There. So now we have 190 and 266. Let’s take a ten from the 266 to make the 190 an even 200.

And now we have 200 and 256, which is 456.

“I guess…” Sabrina shrugged. “I get what you did. But it wasn’t the same.”

“Were there parts that felt the same? Which ones felt the same?”

“You regrouped like I did.”

“I started with the 1s because it could end up equalling more than 10, and then I’d have an extra 10.”

Sabrina’s explanation was in her own language, and felt so clear. She owned this idea.

“So what felt different about the visual I showed you?” I asked Sabrina.

“Well, it just… it’s not how I pictured it in my head. No blocks. Your way is slow and you have to change things.”

So in her head, 189 + 1 instantly became 190, but my visual showed a more laborious regrouping process — a limitation of using these blocks. Her way felt more natural. 190 didn’t need to turn into a different version of 190, it just was.

__________________

We were only halfway through the interview, and already I was thinking deeply about building up mental representations. Is internalizing these visuals helpful? When and why? And, if so, how do we help students internalize some of the visuals? Or how do we help them connect their natural strategies to some of the visuals? I think these connections can add shades of meaning, that push thinking deeper.

I watched Sabrina use a similar strategy for 306 – 128. I was impressed that she was able to keep these numbers in her head.

306 minus 6 is 300.
Then I have to take away 2 more to make the 8. 300 – 2 is like 299, 298.
Then 298 minus the 20 is 278.
Then 278 minus the 100 is 178.

I didn’t think she was regrouping here. It seemed like she was doing ‘take away,’ like incremental jumps. She split up the 8 in 128 to make it easier to bridge across the benchmark of 300. That doesn’t feel like something she would do with the base 10 blocks. This felt more like the open number line.

Sabrina clearly demonstrated an understanding of place value, and applied this understanding to decompose and recompose numbers.

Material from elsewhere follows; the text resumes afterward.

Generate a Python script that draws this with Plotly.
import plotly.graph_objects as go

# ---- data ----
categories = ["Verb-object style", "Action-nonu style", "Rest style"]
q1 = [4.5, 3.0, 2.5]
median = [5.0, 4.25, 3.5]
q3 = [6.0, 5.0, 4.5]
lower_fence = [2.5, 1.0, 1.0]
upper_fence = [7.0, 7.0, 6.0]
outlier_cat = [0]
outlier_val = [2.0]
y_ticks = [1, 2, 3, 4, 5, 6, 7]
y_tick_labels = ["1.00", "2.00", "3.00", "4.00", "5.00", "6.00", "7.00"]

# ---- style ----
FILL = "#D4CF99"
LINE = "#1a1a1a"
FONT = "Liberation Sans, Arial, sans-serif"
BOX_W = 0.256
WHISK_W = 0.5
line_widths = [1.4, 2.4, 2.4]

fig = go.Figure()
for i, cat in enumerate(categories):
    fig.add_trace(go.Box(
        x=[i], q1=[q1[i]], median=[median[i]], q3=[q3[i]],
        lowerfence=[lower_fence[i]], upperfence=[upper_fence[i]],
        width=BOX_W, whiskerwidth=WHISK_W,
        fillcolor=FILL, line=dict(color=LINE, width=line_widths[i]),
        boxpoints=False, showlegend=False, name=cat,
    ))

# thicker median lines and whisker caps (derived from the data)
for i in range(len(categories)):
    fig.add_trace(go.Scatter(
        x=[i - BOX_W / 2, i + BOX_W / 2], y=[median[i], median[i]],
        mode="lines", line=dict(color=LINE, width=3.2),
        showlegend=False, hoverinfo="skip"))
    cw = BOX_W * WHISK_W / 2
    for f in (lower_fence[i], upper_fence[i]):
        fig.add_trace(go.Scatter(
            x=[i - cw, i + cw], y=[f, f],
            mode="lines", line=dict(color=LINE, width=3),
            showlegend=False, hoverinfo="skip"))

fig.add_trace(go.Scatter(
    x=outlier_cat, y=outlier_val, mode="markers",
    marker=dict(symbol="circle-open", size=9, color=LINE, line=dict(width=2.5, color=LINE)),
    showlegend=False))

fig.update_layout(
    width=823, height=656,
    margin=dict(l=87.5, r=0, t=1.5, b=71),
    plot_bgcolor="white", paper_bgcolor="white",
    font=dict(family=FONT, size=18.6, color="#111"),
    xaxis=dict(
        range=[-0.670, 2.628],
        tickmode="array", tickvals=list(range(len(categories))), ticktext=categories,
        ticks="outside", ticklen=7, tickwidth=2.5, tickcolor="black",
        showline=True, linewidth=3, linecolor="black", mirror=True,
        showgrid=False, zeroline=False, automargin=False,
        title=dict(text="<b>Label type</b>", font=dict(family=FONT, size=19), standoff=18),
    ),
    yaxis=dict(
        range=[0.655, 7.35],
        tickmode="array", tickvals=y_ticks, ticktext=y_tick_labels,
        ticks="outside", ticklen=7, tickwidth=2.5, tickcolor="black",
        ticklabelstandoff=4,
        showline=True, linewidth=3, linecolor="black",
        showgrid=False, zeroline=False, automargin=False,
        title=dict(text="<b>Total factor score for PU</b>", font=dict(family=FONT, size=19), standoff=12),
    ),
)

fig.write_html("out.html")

Sabrina used the “same” strategy for both addition and subtraction, moving fluidly with ideas about taking away, adding to, and perhaps even compensation (taking from one of the quantities to add to the other quantity). It didn’t seem to bother her that she needed to think of addition and subtraction in different ways. These were all ideas that she had ownership over, and these ideas seemed to join at the intersection of getting to the next group of 10.

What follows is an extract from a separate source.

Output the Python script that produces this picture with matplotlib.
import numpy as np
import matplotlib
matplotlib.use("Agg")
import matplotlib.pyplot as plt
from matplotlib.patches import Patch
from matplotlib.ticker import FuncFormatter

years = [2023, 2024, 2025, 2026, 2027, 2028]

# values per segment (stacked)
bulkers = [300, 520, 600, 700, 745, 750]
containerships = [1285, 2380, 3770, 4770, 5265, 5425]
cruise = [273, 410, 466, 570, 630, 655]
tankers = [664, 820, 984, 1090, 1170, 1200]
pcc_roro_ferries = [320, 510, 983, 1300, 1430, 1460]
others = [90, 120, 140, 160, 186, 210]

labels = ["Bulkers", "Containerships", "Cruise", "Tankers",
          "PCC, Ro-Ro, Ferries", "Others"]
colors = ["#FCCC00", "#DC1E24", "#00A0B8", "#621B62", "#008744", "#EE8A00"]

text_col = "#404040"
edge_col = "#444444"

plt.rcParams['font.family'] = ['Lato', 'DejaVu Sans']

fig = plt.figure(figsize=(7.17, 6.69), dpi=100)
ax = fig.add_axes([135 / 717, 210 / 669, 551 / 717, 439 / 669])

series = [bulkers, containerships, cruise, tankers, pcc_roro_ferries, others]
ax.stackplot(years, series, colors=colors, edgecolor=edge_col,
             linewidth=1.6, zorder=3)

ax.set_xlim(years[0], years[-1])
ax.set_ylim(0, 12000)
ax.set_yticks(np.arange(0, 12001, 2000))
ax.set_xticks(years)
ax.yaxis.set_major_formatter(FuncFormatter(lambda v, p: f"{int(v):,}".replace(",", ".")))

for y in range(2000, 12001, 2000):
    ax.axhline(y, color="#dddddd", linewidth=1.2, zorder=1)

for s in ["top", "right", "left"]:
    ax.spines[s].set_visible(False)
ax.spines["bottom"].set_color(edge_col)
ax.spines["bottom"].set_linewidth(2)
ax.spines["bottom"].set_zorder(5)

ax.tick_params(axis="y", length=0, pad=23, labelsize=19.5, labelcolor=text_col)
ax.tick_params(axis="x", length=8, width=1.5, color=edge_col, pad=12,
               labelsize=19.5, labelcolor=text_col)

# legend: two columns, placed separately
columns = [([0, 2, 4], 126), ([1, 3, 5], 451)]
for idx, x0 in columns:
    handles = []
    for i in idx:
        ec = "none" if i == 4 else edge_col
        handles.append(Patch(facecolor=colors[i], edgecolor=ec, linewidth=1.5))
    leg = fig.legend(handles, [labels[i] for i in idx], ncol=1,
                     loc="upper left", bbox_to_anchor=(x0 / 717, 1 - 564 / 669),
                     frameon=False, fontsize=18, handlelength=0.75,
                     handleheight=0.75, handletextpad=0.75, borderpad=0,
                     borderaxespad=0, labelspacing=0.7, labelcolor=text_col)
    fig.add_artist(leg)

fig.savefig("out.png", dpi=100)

So do we need to build up more visuals that Sabrina can use mentally? I think they will help her, but I also think that the visual representations are just that — representations of ideas. They are symbolic of what Sabrina is already doing.

This brings me back to the original dilemma. Sabrina’s third grade teacher says that Sabrina’s approach feels almost “magical,” because she rarely describes it and never shows it. How can we help Sabrina show her thinking? Will the visuals support her?

How might visual representations support Sabrina as she builds understanding of multiplication and division?

Conducting clinical interviews with students always leaves me wanting to reread books like Children’s Mathematics: Cognitively Guided Instruction, by Thomas Carpenter, Elizabeth Fennema, Megan Franke, Linda Levi, and Susan Empson. Although I think I understand how Sabrina is adding and subtracting, that’s just the tip of the iceberg.